Salon’s two chief literary critics, Laura Miller and Louis Bayard, have posted a lengthy discussion about the state of literary criticism in North America, which begins with the following question: in the age of blogging, has the role of the professional critic become obsolete?

Before either of them even get to the discussion of blogging, however, they get waylaid talking about the destructive influence on criticism of “cultural studies” courses.

Miller: In cultural studies, whether or not a work by a member of a previously silenced group is “good” or not is the wrong question: “Good” is understood to be a suspect term based on the self-interested values of those in power.

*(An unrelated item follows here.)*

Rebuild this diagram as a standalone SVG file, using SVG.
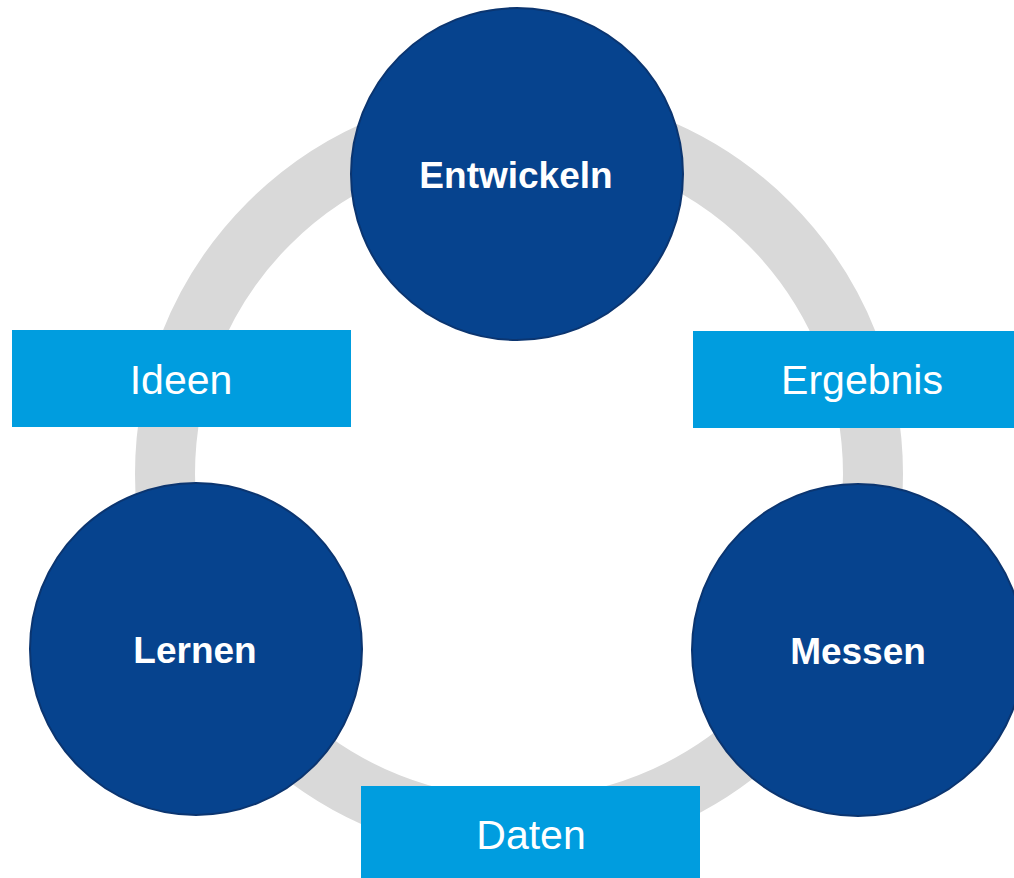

So the only critics left to evaluate most contemporary fiction are journalists, ranging in seriousness from someone like [James] Wood to your average newspaper freelancer who mostly delivers plot summary. There are no critical movements evident today.

Then they finally get to blogging:

Bayard: Why pay a professional critic to evaluate something when you have a gazillion volunteer evaluators ready to fire off at any given moment? [...] The problem with arguing for [professional] cultural gatekeepers is that, if you’re a professional critic, you inevitably look self-serving — “Hey, that’s my job!” — and yes, elitist — “Don’t try this at home, guys.” I myself don’t have any particular training or qualifications to be a reviewer, other than my own experience as a reader and writer, so I feel silly arguing that someone else isn’t qualified to deliver an opinion. And believe it or not, I’ve learned things from Amazon reviews, from letters pages, from literary blogs, from all sorts of non-traditional outlets. The quality of writing is certainly variable, but then so is the quality of traditional journalism.

Miller: I don’t think there’s a real causal connection between the blogosphere and the withering away of newspaper criticism, actually. It has more to do with the economics of newspaper publishing and management and editors feeling that criticism is disposable because it’s not reporting, which they see as a newspaper’s core product.

I think of blogs not as alternatives to reviews or essays, but as a forum for short items, news and remarks, as well as links and responses to longer pieces posted on the sites that commission them. I could be wrong, though, as I’m not really a reader of blogs. I have a hard enough time keeping up with the book review sections of the New York and Los Angeles Times, The New Yorker, The New York Review of Books, Bookforum, The Atlantic, Harper’s, TLS, The New Republic, etc., as well as the British newspapers like The Guardian and Independent, which I read online. Yet even in those publications I often find that the pieces I’m excited to be reading are the exception rather than the rule. I’m all for cultural gatekeepers because there’s way more out there than I have time to read and it’s not always easy to find the best of it.

As for qualifications, what qualifies Doris Lessing to be a celebrated novelist? Only the novels she’s written. If you and I agree that it’s good writing that makes a good critic, rather than simply the delivery of information and an opinion, then really good critics are as common as really good novelists — that is, not very. Talent is neither equitably nor widely distributed.

  • Glen

    It’s fascinating to me that the examination of one’s privilege and biases can be scapegoated for the death of criticism instead of heralded for expanding it. Miller’s view of cultural studies is pretty facile.